Customizable inventory / HUD:

Something that was nice in Morrowind but again was oddly missing in Oblivion was the possibility to customize your inventory layout and HUD. In fact from the basics customization options there you could go even further and add more elements to it.
The way it could work was simply like in Morrowind, you can freely resize and push the inventory windows around as you wish, then you can click a box in the corner which fixes it there and is also visible in the normal game. That for example allowed you to have a nice minimap on screen the whole time.

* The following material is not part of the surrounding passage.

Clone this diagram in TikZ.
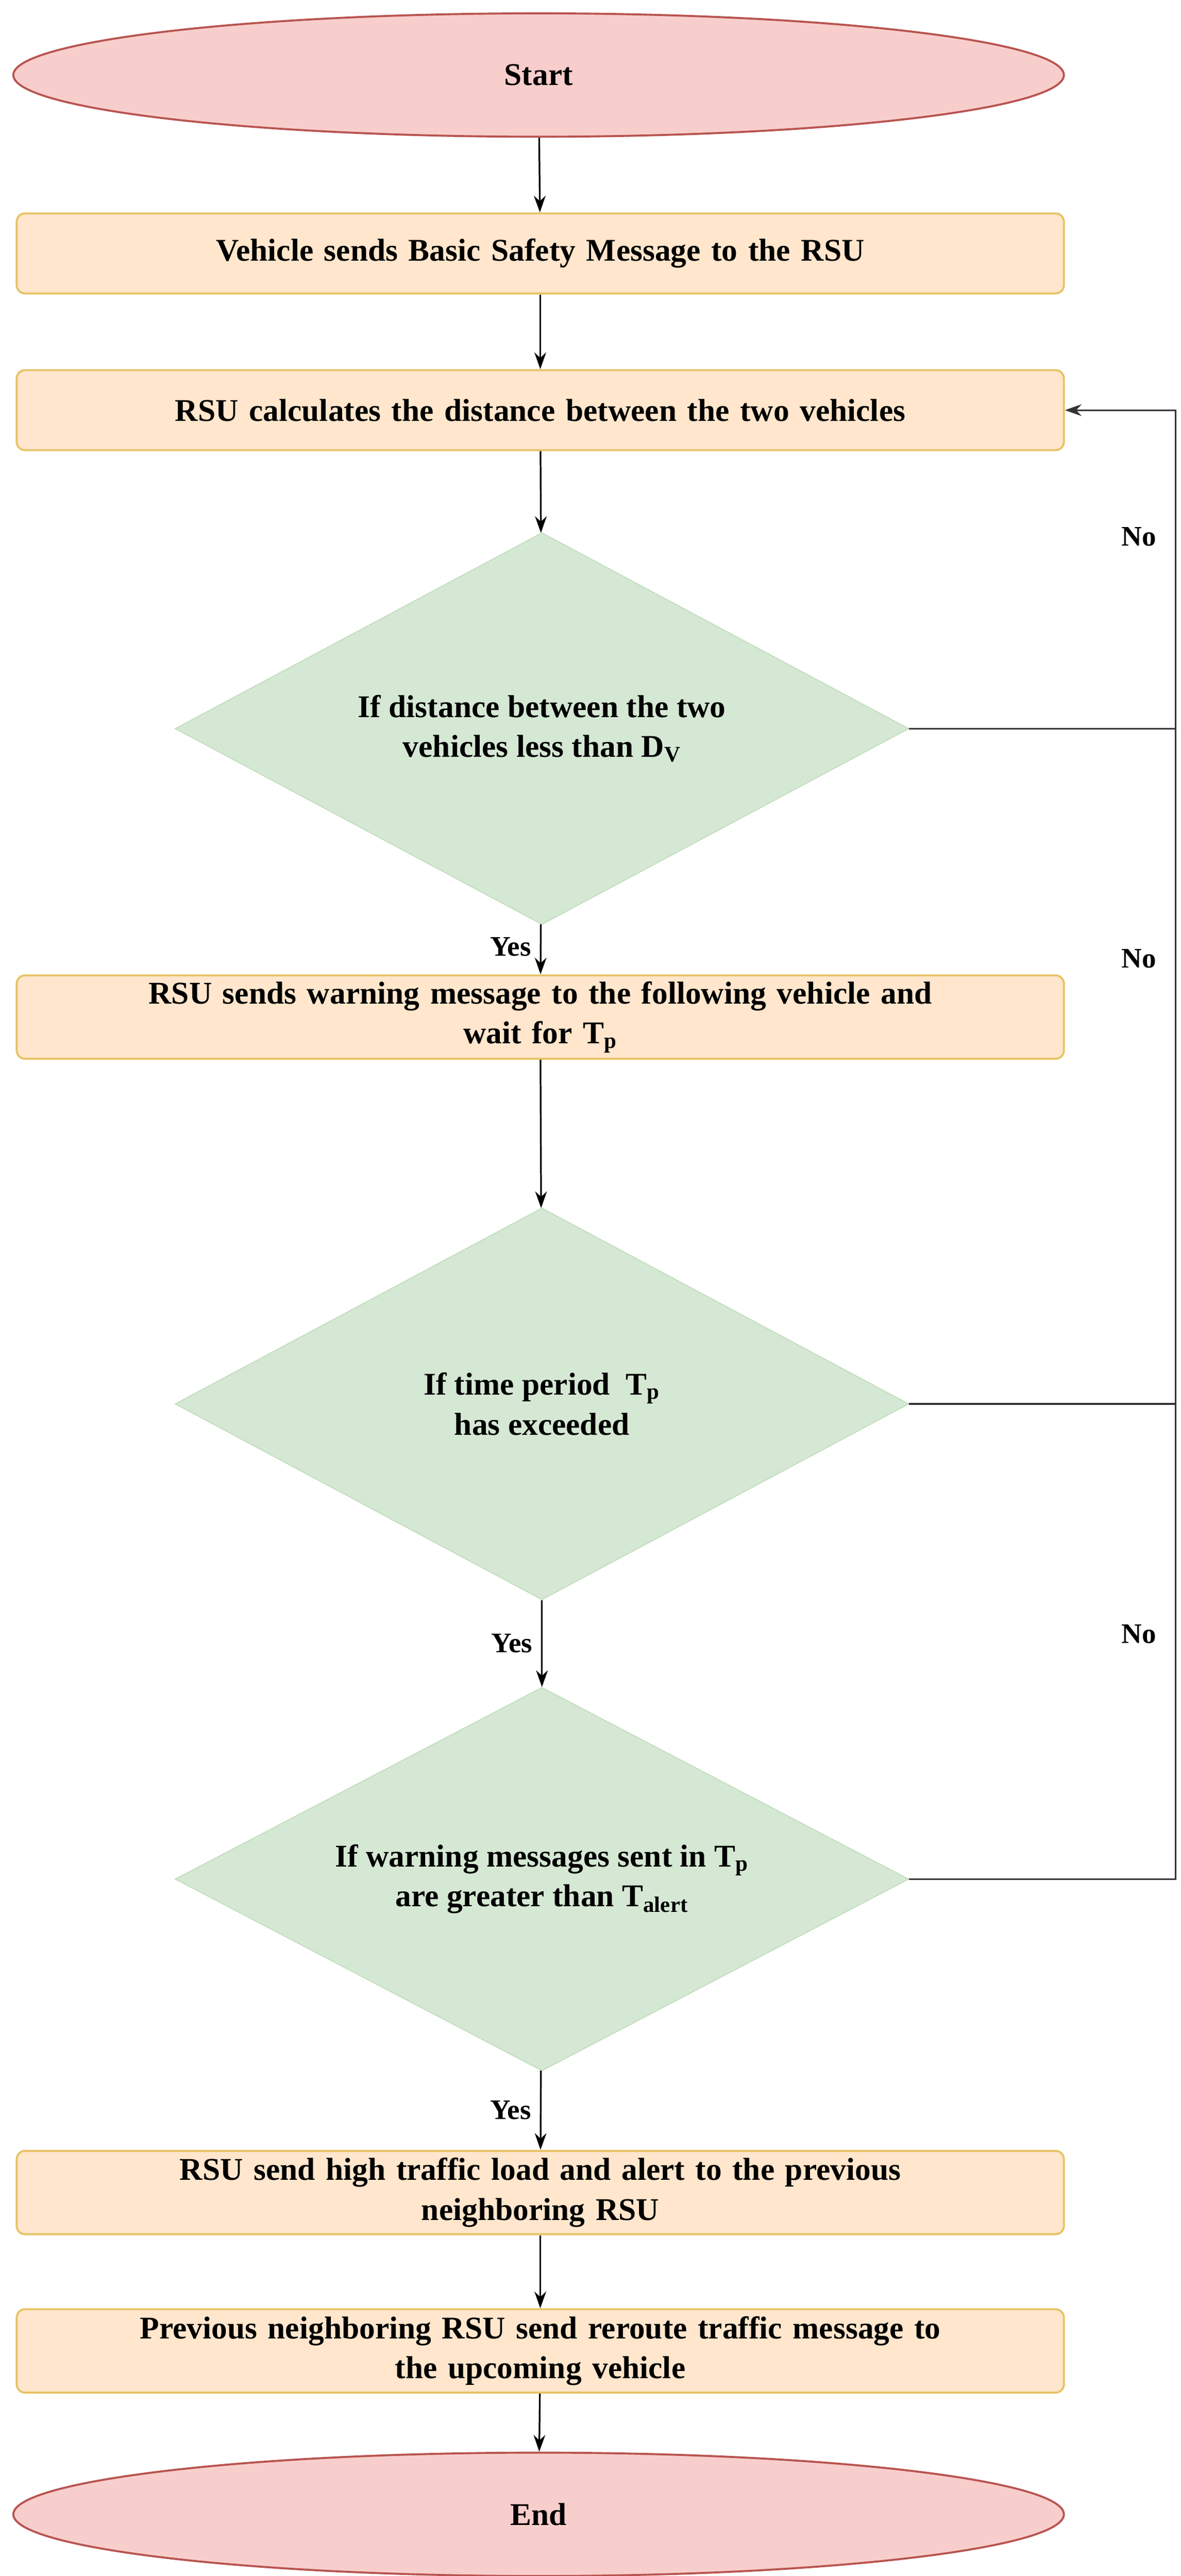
\documentclass[tikz,border=0pt]{standalone}
\usepackage{fontspec}
\setmainfont{Liberation Serif}
\usetikzlibrary{shapes.geometric,arrows.meta}
\definecolor{ef}{HTML}{F8CECC}\definecolor{ed}{HTML}{B85450}
\definecolor{bf}{HTML}{FFE6CC}\definecolor{bd}{HTML}{D79B00}
\definecolor{df}{HTML}{D5E8D4}\definecolor{dd}{HTML}{B7D7B0}
\begin{document}
\begin{tikzpicture}[x=1pt,y=-1pt,font=\fontsize{19}{24}\selectfont\bfseries,
 term/.style={ellipse,draw=ed,fill=ef,line width=1.2pt,minimum width=630pt,minimum height=74pt},
 box/.style={rectangle,rounded corners=5pt,draw=bd!60,fill=bf,line width=1.2pt,minimum width=628pt,minimum height=48pt,align=center,text width=620pt},
 dec/.style={diamond,aspect=1.87,draw=dd,fill=df,minimum width=440pt,minimum height=235pt,inner sep=0pt,align=center},
 arr/.style={-{Stealth[length=10pt,width=7pt]},line width=1pt},
 ln/.style={line width=1pt,draw=black!80},
 lab/.style={font=\fontsize{17}{20}\selectfont\bfseries}]
\useasboundingbox (0,0) rectangle (708,1545);
\node[term] (s) at (323,45) {Start};
\node[box] (b1) at (324,152) {Vehicle sends Basic Safety Message to the RSU};
\node[box] (b2) at (324,246) {RSU calculates the distance between the two vehicles};
\node[dec] (d1) at (325,437) {If distance between the two\\vehicles less than $\mathbf{D_V}$};
\node[box,minimum height=50pt] (b3) at (324,610) {RSU sends warning message to the following vehicle and\\wait for $\mathbf{T_p}$};
\node[dec] (d2) at (325,842) {If time period \ $\mathbf{T_p}$\\has exceeded};
\node[dec,minimum height=230pt] (d3) at (325,1127) {If warning messages sent in $\mathbf{T_p}$\\are greater than $\mathbf{T_{alert}}$};
\node[box,minimum height=50pt] (b4) at (324,1315) {RSU send high traffic load and alert to the previous\\neighboring RSU};
\node[box,minimum height=50pt] (b5) at (324,1410) {Previous neighboring RSU send reroute traffic message to\\the upcoming vehicle};
\node[term,minimum height=74pt] (e) at (323,1508) {End};
\coordinate (c1) at (705,437);\coordinate (c2) at (705,842);\coordinate (c3) at (705,1127);\coordinate (c0) at (705,246);
\draw[arr] (s) -- (b1);
\draw[arr] (b1) -- (b2);
\draw[arr] (b2) -- (d1);
\draw[arr] (d1) -- node[lab,pos=0.45,left=2pt]{Yes} (b3);
\draw[arr] (b3) -- (d2);
\draw[arr] (d2) -- node[lab,pos=0.5,left=2pt]{Yes} (d3);
\draw[arr] (d3) -- node[lab,pos=0.5,left=2pt]{Yes} (b4);
\draw[arr] (b4) -- (b5);
\draw[arr] (b5) -- (e);
\draw[ln] (d1.east) -- (c1);
\draw[ln] (d2.east) -- (c2);
\draw[ln,arr] (d3.east) -- (c3) -- (c0) -- (b2.east);
\node[lab] (n1) at (683,322) {No};
\node[lab] (n2) at (683,575) {No};
\node[lab] (n3) at (683,980) {No};
\end{tikzpicture}
\end{document}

It could again be done a similar way but feature even more elements you can freely play with like your health and energy bars, one click and they're not visible in normal gameplay anymore and you can freely place them on screen as you wish.
Doing it like that it would allow you some level of customization and you could even "buy" HUD elements in game. For example when buying a pocket watch you could select it and always have the current time on screen. If the time is in the wrong place simply drag and drop it somewhere else or resize the display to what you need.

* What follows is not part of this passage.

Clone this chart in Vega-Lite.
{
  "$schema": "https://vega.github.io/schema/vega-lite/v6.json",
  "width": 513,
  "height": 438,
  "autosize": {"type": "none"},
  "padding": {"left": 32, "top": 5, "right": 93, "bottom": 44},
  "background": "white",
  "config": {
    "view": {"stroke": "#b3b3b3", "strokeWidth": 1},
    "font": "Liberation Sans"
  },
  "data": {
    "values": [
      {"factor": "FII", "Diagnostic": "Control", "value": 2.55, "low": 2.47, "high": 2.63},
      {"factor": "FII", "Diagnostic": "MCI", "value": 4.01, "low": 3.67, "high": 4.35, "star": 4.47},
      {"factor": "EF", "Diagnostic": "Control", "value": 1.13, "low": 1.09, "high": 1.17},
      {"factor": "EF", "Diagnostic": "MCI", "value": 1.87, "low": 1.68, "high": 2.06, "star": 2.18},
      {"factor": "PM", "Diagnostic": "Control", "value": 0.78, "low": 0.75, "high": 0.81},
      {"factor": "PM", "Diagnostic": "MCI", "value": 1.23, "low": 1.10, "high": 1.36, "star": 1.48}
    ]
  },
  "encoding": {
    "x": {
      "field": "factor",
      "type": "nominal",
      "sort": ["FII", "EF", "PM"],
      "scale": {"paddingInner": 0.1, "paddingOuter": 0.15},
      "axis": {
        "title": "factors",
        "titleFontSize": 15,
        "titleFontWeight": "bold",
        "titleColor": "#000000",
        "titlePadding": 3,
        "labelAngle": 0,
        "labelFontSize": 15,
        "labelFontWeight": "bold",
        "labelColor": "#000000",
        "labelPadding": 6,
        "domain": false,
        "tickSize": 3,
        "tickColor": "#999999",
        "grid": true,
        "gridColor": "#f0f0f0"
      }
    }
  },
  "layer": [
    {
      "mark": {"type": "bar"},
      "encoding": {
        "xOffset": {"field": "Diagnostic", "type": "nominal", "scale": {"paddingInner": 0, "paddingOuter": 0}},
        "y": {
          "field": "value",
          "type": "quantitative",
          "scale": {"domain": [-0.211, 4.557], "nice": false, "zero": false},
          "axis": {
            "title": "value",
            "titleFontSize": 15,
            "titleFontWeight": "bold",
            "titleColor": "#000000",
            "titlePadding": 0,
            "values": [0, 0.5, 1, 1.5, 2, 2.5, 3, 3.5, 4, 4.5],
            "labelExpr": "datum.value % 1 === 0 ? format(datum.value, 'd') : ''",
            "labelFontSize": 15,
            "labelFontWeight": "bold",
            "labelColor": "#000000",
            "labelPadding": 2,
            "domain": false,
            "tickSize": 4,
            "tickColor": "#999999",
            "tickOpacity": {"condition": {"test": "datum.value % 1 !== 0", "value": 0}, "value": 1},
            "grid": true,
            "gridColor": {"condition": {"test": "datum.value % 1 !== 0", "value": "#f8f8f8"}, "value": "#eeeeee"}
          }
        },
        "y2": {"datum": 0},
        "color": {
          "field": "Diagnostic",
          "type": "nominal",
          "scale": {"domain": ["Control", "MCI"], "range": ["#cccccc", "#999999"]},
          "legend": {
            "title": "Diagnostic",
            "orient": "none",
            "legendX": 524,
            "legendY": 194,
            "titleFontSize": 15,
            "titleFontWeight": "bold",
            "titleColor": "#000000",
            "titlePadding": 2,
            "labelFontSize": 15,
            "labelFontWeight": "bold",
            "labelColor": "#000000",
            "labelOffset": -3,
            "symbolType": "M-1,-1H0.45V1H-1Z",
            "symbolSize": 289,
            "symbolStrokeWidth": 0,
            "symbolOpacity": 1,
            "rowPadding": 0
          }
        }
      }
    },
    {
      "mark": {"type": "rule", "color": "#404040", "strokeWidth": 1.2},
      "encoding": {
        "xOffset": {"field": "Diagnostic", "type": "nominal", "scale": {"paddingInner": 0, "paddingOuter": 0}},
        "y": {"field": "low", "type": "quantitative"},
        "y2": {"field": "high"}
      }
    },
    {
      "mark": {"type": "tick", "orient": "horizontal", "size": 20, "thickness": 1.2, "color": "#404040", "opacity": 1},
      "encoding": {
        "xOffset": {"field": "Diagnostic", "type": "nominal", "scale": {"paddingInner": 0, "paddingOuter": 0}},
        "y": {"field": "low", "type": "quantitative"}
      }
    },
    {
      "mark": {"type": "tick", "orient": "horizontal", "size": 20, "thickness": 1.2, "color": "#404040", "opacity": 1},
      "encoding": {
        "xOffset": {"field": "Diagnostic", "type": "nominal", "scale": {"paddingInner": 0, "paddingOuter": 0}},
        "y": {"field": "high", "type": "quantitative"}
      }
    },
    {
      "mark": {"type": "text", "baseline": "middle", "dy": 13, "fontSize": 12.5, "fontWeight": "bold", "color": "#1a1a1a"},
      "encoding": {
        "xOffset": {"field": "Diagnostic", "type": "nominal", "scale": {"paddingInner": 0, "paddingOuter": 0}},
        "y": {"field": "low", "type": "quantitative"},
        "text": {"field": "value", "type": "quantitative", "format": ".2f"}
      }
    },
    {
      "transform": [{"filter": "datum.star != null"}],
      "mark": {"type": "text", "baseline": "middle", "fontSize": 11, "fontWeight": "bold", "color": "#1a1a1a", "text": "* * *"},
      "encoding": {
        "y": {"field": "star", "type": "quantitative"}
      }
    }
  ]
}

One step up from that would be having different looking windows to chose from. Like for the map, in Morrowind you could either have the tiny near area map in the bottom right or, when clicking the "lock" button, a big map you could freely switch between world and near area.
But what I really mean is switching between different styles, again with the map being able to switch between a square and a round map and also the "needle orientation" between always facing north and the map turning (like in GTA) or the map remaining fixed and your pointer always turning (Morrowind).
Or for the health bar it could switch between the real bars or even a miniature view of your character showing how well he is. With the pocket watch example you could switch between it just showing the time in numbers or actually show the watch on screen.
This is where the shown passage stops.